Dizer que está presente todos os dias na minha cozinha, na minha boca, é redutor. Porque não foi só o sal que eu carreguei para casa, essas pequenas pedras de cristal branco, foram as mãos, a água e o sol, o que sobra da mistura da água com o sol, o trabalho daqueles que, todos os dias, se levantam com a manhã para as rotinas na salina, nas horas em que o calor ainda perdoa, recolhendo a flor, bonito nome, e mantendo as salinas imaculadas, prefiro impolutas, para preservar a pureza de um produto tão natural quanto a água, não fosse o sal só a ausência desta.

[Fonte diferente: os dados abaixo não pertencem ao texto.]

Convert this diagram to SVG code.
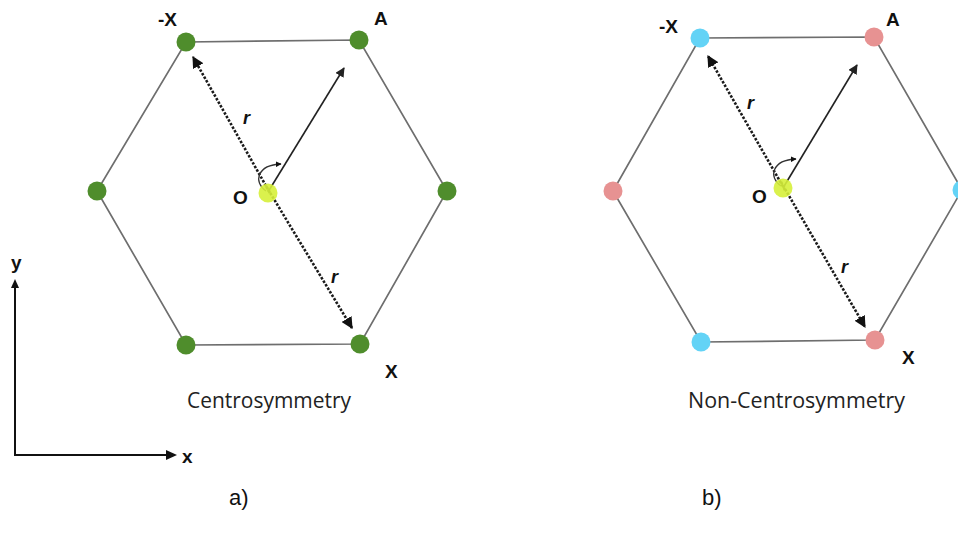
<svg xmlns="http://www.w3.org/2000/svg" width="958" height="537" viewBox="0 0 958 537">
<defs>
<marker id="ah" viewBox="0 0 10 10" refX="9" refY="5" markerWidth="4.5" markerHeight="4.5" orient="auto" markerUnits="strokeWidth"><path d="M0,0 L10,5 L0,10 z" fill="#111"/></marker>
<marker id="ahs" viewBox="0 0 10 10" refX="9" refY="5" markerWidth="6" markerHeight="6" orient="auto" markerUnits="strokeWidth"><path d="M0,0 L10,5 L0,10 z" fill="#222"/></marker>
<marker id="aha" viewBox="0 0 10 10" refX="9" refY="5" markerWidth="4.5" markerHeight="4.5" orient="auto" markerUnits="strokeWidth"><path d="M0,0 L10,5 L0,10 z" fill="#111"/></marker>
</defs>
<style>
.hex{fill:none;stroke:#6e6e6e;stroke-width:1.7}
.dash{fill:none;stroke:#1a1a1a;stroke-width:2.6;stroke-dasharray:2.5 1.6}
.sol{fill:none;stroke:#222;stroke-width:1.6}
.arc{fill:none;stroke:#333;stroke-width:1.3}
.axis{fill:none;stroke:#111;stroke-width:2}
.g{fill:#4f8d2c}
.c{fill:#63d3f6}
.p{fill:#e79292}
.o{fill:#d6f03a}
.lb{font-family:"Liberation Sans",Arial,sans-serif;font-weight:bold;font-size:19px;fill:#111}
.ri{font-family:"Liberation Sans",Arial,sans-serif;font-weight:bold;font-style:italic;font-size:18px;fill:#111}
.cap{font-family:"Open Sans","Noto Sans",sans-serif;font-size:21px;fill:#222}
.sub{font-family:"Liberation Sans",Arial,sans-serif;font-size:22px;fill:#111}
</style>
<g id="connectors">
<polygon class="hex" points="186,42 359,40 447,191 360,344 186,345 97,191"/>
<polygon class="hex" points="700,38 874,37 962,190 875,340 701,342 613,191"/>
<line class="dash" x1="270" y1="193" x2="193" y2="57" marker-end="url(#ah)"/>
<line class="dash" x1="266" y1="186" x2="352" y2="328" marker-end="url(#ah)"/>
<line class="sol" x1="268" y1="192" x2="344" y2="68" marker-end="url(#ahs)"/>
<path class="arc" d="M266,191 C253,182 257,165 281,164" marker-end="url(#aha)"/>
<line class="dash" x1="785" y1="190" x2="708" y2="56" marker-end="url(#ah)"/>
<line class="dash" x1="781" y1="182" x2="865" y2="327" marker-end="url(#ah)"/>
<line class="sol" x1="783" y1="188" x2="857" y2="65" marker-end="url(#ahs)"/>
<path class="arc" d="M781,186 C768,177 772,160 796,159" marker-end="url(#aha)"/>
<polyline class="axis" points="15,283 15,455 172,455"/>
<path d="M15,279 L11,288 L19,288 z" fill="#111"/>
<path d="M177,455 L166,450 L166,460 z" fill="#111"/>
</g>
<g id="panel-a-nodes">
<g id="a-negX"><circle class="g" cx="186" cy="42" r="9.5"/></g>
<g id="a-A"><circle class="g" cx="359" cy="40" r="9.5"/></g>
<g id="a-right"><circle class="g" cx="447" cy="191" r="9.5"/></g>
<g id="a-X"><circle class="g" cx="360" cy="344" r="9.5"/></g>
<g id="a-bl"><circle class="g" cx="186" cy="345" r="9.5"/></g>
<g id="a-left"><circle class="g" cx="97" cy="191" r="9.5"/></g>
<g id="a-O"><circle class="o" cx="268" cy="193" r="9.5" opacity="0.9"/></g>
</g>
<g id="panel-b-nodes">
<g id="b-negX"><circle class="c" cx="700" cy="38" r="9.5"/></g>
<g id="b-A"><circle class="p" cx="874" cy="37" r="9.5"/></g>
<g id="b-right"><circle class="c" cx="962" cy="190" r="9.5"/></g>
<g id="b-X"><circle class="p" cx="875" cy="340" r="9.5"/></g>
<g id="b-bl"><circle class="c" cx="701" cy="342" r="9.5"/></g>
<g id="b-left"><circle class="p" cx="613" cy="191" r="9.5"/></g>
<g id="b-O"><circle class="o" cx="783" cy="188" r="9.5" opacity="0.9"/></g>
</g>
<g id="labels">
<text class="lb" x="177" y="26" text-anchor="end">-X</text>
<text class="lb" x="374" y="25">A</text>
<text class="ri" x="243" y="124">r</text>
<text class="lb" x="233" y="204">O</text>
<text class="ri" x="331" y="283">r</text>
<text class="lb" x="385" y="378">X</text>
<text class="cap" x="187" y="408" textLength="164" lengthAdjust="spacingAndGlyphs">Centrosymmetry</text>
<text class="lb" x="678" y="33" text-anchor="end">-X</text>
<text class="lb" x="886" y="26">A</text>
<text class="ri" x="747" y="109">r</text>
<text class="lb" x="752" y="203">O</text>
<text class="ri" x="841" y="273">r</text>
<text class="lb" x="902" y="364">X</text>
<text class="cap" x="688" y="408" textLength="217" lengthAdjust="spacingAndGlyphs">Non-Centrosymmetry</text>
<text class="lb" x="11" y="269">y</text>
<text class="lb" x="182" y="463">x</text>
<text class="sub" x="229" y="505">a)</text>
<text class="sub" x="702" y="505">b)</text>
</g>
</svg>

Ao longo de muitas semanas habituei-me a estas rotinas. Acordar cedo, ouvir as aves, sentir o vento forte da primeira manhã, acompanhar o trabalho de homens e mulheres até o calor apertar. E depois as horas da tarde, quando o sol começa a cair no firmamento e as sombras se alongam nas salinas. Homens que parecem gigantes. Homens e mulheres que o são.

 

Por isso, quando a Filomena Sintra me convidou para o projeto, eu não sabia todo o peso que iria carregar, desconhecia as histórias que iria ouvir e retratar em imagens. Ainda não tinha visto os rostos sulcados pelo sol, os pequenos montes de tesouros brancos espalhados ao longo de tão grande área. Acima de tudo, literalmente, descobri uma nova perspectiva, uma forma diferente de ver as salinas. Uma visão que os próprios salineiros desconhecem, e que provavelmente só os pássaros comentavam entre si. Conseguir mostrar isso aos Castro-Marinenses, achar nos seus olhos a emoção dessa descoberta, foi talvez a maior recompensa e alegria.

 

Por isso tenho de agradecer à Filomena Sintra a ideia e o convite, ela é o verdadeiro autor moral deste trabalho, ao Carlos Afonso, fotografo apaixonado que me ajudou a descobrir os recantos e a luz, e aos salineiros, todos sem excepção, que me receberam de braços aberto e com quem aprendi o que são as salinas, a flor e o sal. Este trabalho são eles.

Texto escrito para acompanhar a exposição "Paisagens do sal a Sul", patente de 24 de Junho a 15 de Agosto na Casa do Sal, em Castro Marim. O texto foi também publicado no livro editado com o mesmo título da exposição.